Written problem: Sift the listing for lines that hold the string "this" and pull them out.

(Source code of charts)

+++

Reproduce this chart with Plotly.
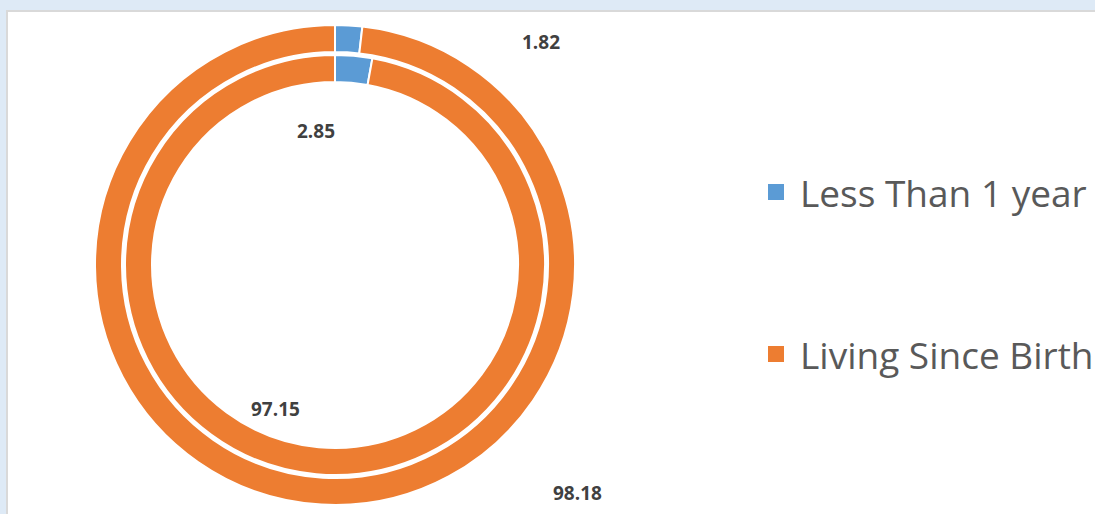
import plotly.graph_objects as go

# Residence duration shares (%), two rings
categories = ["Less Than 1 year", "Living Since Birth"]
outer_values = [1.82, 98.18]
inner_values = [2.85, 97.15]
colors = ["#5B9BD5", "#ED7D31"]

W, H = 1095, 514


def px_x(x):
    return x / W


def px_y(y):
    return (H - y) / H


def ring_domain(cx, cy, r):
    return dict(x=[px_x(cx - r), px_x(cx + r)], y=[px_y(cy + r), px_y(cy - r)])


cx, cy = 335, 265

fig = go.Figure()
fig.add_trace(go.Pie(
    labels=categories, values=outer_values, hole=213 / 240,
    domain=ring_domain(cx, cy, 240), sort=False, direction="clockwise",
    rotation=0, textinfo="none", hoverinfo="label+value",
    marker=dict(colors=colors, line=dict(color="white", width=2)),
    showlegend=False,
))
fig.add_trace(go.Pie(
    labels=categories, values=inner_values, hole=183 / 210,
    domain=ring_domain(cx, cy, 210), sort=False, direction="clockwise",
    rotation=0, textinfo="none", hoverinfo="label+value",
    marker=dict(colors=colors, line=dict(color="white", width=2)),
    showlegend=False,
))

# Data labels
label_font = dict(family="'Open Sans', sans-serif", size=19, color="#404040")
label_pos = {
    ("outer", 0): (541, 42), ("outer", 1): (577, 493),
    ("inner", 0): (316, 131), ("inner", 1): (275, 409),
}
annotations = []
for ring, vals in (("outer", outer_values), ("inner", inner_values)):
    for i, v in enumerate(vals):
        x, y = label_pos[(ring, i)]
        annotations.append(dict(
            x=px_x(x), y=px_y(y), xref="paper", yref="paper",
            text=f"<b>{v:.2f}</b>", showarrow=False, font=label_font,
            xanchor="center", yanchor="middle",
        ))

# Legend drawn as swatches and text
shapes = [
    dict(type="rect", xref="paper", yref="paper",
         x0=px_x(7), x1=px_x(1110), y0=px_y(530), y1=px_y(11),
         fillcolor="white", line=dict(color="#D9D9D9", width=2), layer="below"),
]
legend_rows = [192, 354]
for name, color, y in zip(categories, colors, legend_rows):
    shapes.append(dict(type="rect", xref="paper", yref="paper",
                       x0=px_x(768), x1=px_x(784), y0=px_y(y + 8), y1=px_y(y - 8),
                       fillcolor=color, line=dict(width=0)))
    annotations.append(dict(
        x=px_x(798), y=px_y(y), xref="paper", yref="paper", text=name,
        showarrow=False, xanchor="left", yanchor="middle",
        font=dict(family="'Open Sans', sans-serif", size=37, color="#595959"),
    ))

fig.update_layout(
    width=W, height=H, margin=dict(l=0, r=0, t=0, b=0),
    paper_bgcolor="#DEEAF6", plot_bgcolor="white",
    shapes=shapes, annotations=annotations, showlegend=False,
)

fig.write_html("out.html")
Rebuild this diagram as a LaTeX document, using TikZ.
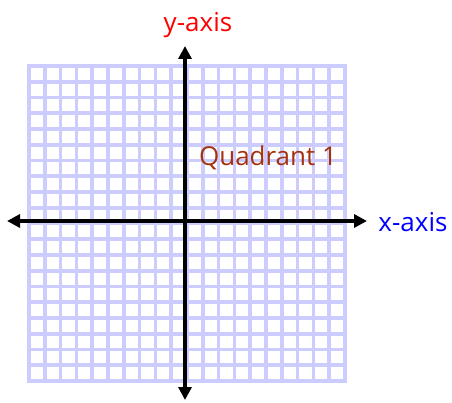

+++

Completed exercise:
Reproduce this chart with Plotly.
Rebuild this diagram as a LaTeX document, using TikZ.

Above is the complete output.